Companies

Police tender helps Toyota to drive up market share

TOYOTA

A Toyota Kenya showroom on Uhuru Highway, Nairobi. A police leasing contract is aiding Toyota Kenya sales. Photo/FILE

Toyota Kenya opened up a huge market lead ahead of its top rival General Motors East Africa (GMEA) in the first quarter, helped by a large leasing contract from the National Police Service.

Data from the Kenya Motor Industry Association shows Toyota sold 1,459 units in the first three months, earning it a 34 per cent market share in the period compared to 24 per cent the whole of last year.

This saw it overtake GMEA, which sold 970 units in the quarter, giving it a 23 per cent market, down from 27 per cent in the entire 2013.

READ: Governors rev up new car sales 50pc in first quarter

Toyota and GMEA have been locked in a battle for supremacy in the new vehicles’ market since GMEA first grabbed market leadership from Toyota in 2010, with the two rivals regularly unseating each other.

The large gain by Toyota has been attributed to its securing of a Sh3 billion tender in September to supply the police with 1,100 vehicles.

READ: Toyota Kenya wins Sh3bn police deal amid rivals’ protests

“The contract has helped our sales.

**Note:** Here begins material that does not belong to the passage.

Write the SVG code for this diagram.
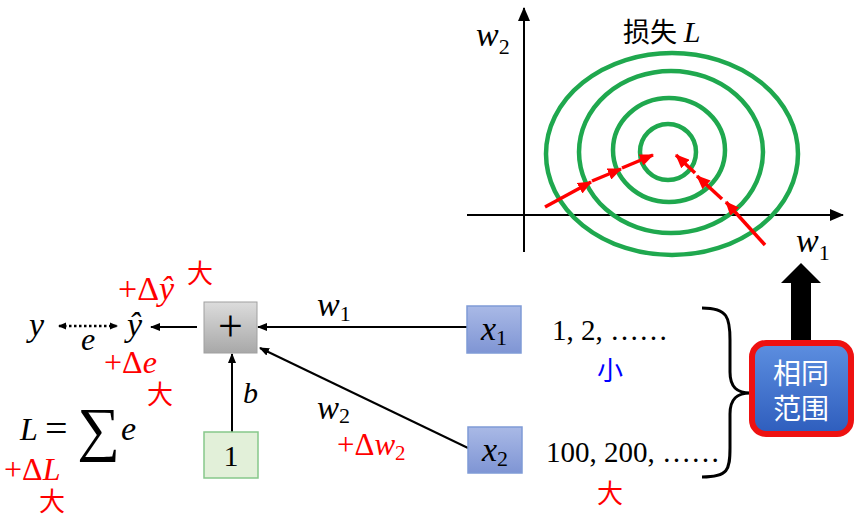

The deliveries started late last year and are going on,” a sales executive at Toyota Kenya told the Business Daily. Toyota’s first quarter performance is seen as a signal of the contract’s impact, with the deal set to boost the firm’s market in the coming months.

The 1,100 units represent about 10 per cent of total annual sales of new vehicles in Kenya, explaining the recent fight among car dealers to win the leasing contract.

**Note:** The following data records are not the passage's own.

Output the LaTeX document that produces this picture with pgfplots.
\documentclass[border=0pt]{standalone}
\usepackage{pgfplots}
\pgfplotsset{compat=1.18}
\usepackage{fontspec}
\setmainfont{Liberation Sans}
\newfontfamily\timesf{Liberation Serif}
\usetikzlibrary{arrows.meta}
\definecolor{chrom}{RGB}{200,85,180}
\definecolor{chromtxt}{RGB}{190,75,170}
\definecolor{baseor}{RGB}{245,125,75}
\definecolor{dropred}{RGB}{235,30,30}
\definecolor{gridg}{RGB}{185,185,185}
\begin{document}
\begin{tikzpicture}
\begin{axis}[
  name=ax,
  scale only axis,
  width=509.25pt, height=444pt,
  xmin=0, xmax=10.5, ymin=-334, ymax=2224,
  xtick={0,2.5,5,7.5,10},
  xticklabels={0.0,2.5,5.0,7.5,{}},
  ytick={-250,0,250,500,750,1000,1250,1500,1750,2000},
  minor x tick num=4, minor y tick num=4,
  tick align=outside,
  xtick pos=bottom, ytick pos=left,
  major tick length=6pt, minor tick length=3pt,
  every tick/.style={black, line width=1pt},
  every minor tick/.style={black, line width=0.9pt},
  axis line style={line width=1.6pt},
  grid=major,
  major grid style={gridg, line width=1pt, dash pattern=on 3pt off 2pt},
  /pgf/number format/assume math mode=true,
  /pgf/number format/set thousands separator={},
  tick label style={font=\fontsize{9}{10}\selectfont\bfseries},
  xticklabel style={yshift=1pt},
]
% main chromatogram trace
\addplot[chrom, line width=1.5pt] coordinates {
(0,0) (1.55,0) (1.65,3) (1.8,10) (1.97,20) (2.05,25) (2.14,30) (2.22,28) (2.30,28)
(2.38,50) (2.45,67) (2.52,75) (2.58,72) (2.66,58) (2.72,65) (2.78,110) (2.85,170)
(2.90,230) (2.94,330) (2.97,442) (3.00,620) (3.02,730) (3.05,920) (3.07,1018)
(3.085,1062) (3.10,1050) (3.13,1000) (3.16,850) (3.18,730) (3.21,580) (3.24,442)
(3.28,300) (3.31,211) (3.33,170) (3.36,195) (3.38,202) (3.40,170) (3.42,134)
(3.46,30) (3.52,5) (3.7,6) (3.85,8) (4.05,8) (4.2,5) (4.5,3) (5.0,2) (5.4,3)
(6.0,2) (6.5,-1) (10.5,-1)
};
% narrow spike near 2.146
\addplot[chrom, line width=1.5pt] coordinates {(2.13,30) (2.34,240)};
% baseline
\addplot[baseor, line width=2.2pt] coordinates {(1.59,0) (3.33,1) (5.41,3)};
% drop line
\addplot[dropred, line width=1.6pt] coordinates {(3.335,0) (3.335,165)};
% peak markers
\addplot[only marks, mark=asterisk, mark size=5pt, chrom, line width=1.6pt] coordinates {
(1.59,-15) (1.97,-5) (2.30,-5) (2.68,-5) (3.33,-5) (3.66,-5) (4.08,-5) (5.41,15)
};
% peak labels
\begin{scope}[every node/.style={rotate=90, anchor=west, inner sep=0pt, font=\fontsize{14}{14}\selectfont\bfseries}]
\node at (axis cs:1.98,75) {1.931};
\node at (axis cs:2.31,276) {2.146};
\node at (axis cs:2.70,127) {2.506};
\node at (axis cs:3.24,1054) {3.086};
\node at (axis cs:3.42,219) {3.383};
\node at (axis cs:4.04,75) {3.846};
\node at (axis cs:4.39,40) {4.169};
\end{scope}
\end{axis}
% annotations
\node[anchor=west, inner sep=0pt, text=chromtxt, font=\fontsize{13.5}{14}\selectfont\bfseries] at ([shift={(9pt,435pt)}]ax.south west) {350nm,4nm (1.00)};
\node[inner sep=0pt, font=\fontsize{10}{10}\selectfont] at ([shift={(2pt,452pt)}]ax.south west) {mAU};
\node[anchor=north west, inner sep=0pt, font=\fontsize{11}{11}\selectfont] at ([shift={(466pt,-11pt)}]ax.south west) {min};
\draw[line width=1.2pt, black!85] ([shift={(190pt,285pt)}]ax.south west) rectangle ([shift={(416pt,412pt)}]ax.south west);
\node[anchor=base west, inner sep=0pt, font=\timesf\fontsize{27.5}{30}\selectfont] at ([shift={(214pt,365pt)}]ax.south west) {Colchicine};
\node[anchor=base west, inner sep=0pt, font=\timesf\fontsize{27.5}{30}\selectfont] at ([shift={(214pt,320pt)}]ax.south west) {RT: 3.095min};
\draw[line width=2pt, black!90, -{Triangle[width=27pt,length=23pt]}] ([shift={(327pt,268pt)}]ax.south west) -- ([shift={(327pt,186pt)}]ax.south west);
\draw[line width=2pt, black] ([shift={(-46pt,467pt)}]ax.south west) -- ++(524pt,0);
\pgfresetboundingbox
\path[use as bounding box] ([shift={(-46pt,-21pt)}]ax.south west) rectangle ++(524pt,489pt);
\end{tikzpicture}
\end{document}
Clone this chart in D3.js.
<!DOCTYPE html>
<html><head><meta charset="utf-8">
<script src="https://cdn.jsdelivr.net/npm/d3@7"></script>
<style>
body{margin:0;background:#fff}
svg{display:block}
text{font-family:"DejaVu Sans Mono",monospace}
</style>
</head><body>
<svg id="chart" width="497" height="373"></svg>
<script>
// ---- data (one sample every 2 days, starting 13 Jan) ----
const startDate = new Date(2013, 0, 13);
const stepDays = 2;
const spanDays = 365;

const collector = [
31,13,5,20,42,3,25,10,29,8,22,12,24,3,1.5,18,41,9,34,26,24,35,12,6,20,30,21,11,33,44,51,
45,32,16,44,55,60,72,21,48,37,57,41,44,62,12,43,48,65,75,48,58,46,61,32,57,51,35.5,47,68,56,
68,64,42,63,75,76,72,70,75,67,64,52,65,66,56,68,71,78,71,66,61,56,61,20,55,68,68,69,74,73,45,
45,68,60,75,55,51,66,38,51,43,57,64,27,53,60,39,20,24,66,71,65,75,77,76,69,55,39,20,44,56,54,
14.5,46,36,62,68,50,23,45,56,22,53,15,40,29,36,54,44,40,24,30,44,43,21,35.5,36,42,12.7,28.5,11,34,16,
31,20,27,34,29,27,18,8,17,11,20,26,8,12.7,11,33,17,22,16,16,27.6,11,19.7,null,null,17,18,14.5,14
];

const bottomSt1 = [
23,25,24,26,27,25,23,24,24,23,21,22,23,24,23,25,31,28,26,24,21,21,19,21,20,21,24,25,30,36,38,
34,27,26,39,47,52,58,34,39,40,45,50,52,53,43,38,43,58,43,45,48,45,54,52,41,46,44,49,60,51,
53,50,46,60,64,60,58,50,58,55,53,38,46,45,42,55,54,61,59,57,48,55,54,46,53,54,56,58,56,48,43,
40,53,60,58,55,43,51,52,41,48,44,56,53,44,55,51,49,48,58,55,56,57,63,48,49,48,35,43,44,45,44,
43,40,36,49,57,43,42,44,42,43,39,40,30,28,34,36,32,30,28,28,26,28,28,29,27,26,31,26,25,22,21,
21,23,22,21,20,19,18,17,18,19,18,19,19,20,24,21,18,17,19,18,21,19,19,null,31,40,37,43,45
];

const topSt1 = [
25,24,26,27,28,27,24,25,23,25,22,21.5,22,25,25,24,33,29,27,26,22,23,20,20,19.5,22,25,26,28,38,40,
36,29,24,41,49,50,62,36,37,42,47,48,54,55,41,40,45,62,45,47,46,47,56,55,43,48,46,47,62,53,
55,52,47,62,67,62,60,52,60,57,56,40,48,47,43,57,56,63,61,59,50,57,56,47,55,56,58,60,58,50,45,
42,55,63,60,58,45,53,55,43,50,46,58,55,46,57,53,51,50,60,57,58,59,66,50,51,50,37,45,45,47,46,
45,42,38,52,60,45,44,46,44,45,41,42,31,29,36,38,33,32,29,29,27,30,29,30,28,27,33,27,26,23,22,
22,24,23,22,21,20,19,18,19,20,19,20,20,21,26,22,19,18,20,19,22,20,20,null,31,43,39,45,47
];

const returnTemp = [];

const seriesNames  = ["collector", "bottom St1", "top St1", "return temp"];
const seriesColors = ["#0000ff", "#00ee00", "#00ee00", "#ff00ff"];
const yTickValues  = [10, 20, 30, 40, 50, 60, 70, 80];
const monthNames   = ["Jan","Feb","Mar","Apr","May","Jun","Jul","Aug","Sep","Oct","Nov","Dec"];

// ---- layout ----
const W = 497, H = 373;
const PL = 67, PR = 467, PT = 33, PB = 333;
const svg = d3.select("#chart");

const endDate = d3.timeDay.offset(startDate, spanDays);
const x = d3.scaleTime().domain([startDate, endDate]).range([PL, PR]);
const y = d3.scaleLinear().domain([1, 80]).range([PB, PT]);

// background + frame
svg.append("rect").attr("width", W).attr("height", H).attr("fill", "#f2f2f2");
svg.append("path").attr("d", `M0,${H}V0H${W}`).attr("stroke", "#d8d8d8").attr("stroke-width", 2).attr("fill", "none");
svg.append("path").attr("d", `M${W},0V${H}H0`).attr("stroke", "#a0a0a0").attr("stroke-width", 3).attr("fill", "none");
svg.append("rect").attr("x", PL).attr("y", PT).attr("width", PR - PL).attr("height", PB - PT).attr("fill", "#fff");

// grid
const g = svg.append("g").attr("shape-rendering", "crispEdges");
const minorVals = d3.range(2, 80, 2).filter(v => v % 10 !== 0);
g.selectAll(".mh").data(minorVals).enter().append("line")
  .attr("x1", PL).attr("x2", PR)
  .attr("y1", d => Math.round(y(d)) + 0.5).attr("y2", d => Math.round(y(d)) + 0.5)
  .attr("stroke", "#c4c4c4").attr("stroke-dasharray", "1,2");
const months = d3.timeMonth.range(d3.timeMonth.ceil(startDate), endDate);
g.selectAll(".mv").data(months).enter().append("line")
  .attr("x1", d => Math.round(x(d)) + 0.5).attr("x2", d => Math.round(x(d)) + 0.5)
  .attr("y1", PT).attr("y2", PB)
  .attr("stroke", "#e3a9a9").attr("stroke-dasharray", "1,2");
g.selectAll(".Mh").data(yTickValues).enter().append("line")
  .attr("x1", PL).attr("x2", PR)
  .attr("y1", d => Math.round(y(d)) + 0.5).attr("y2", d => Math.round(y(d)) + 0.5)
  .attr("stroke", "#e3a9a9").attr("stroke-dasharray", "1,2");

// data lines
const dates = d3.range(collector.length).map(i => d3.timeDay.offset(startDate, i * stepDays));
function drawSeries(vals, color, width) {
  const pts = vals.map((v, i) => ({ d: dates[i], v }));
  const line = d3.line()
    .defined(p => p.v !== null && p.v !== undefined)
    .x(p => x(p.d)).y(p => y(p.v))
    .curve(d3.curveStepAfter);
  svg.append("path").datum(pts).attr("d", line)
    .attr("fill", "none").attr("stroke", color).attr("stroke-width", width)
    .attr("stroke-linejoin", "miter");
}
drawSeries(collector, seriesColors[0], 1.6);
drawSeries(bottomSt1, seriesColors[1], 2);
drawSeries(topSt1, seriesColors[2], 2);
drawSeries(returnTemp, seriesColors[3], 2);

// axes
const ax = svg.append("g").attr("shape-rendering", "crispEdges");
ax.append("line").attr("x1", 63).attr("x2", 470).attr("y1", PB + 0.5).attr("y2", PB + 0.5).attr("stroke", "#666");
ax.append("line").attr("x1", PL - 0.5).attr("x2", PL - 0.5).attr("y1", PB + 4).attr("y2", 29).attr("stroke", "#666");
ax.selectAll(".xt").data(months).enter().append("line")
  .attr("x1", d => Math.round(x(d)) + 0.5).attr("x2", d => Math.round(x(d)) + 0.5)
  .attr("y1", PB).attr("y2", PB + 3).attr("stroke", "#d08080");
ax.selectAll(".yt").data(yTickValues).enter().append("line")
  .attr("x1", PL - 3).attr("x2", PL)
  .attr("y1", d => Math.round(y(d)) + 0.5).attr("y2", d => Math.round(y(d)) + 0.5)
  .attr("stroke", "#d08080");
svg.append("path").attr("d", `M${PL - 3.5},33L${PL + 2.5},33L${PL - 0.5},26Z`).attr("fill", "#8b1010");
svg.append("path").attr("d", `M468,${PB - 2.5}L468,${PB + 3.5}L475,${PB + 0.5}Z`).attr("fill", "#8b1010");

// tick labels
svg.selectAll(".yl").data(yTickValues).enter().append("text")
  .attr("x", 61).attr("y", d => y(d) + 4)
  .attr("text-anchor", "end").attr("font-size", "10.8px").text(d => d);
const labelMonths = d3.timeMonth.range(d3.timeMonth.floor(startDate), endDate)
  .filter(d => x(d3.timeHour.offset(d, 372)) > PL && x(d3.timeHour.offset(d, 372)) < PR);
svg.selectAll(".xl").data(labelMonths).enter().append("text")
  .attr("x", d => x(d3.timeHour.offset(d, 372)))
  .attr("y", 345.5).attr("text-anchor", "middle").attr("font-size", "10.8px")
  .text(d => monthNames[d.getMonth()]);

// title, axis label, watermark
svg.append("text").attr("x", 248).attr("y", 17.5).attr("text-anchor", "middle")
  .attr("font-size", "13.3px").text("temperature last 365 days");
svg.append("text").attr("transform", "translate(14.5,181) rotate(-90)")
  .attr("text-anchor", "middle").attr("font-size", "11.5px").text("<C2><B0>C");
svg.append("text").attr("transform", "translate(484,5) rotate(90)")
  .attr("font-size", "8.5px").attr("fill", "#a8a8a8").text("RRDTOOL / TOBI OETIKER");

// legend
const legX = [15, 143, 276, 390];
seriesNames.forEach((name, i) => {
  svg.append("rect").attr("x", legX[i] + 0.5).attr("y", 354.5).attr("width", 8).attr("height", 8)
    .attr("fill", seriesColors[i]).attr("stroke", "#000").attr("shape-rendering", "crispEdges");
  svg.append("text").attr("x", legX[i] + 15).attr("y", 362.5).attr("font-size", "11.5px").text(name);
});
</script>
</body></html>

Rival dealers were not happy with the Treasury’s award of the tender to Toyota and unsuccessfully appealed to the Public Procurement and Oversight Authority (PPOA) to overturn the decision.

Leasing allows a client to use a vehicle for a fixed period of time which could run up to five years while paying monthly fees as the dealer takes care of maintenance.

This helps users of the leased cars to avoid the upfront capital expenditure they would otherwise incur if they opted to buy the vehicles.

The government is implementing a multi-billion-shilling motor vehicle lease plan, which was first mooted in 2010 to help cut transport costs.

Besides the police tender, Toyota gained from its diversification into the commercial truck and bus business last year through the Hino brand.

The firm—which has mostly relied heavily on saloon car and pick-up sales— sold 233 units of Hino bus and trucks in the first quarter. This was a 55.3 per cent increase from the 150 Hino units it sold in the whole of last year.

Toyota and GMEA captured most of the increased demand for new vehicles in the first quarter when overall unit sales jumped 52 per cent to 4,287 units compared to 2,816 in the same period last year.

Other dealers also lost market share in the first quarter compared to the 2013 rankings with the exception of Simba Corporation (12 per cent last year, 17 quarter one) and CMC Holdings—whose market share increased to eight per cent from seven per cent.

CMC is now controlled by Dubai-based Al Futtaim Group that recently paid the auto dealer’s shareholders Sh7.5 billion, effectively delisting it from the Nairobi Securities Exchange.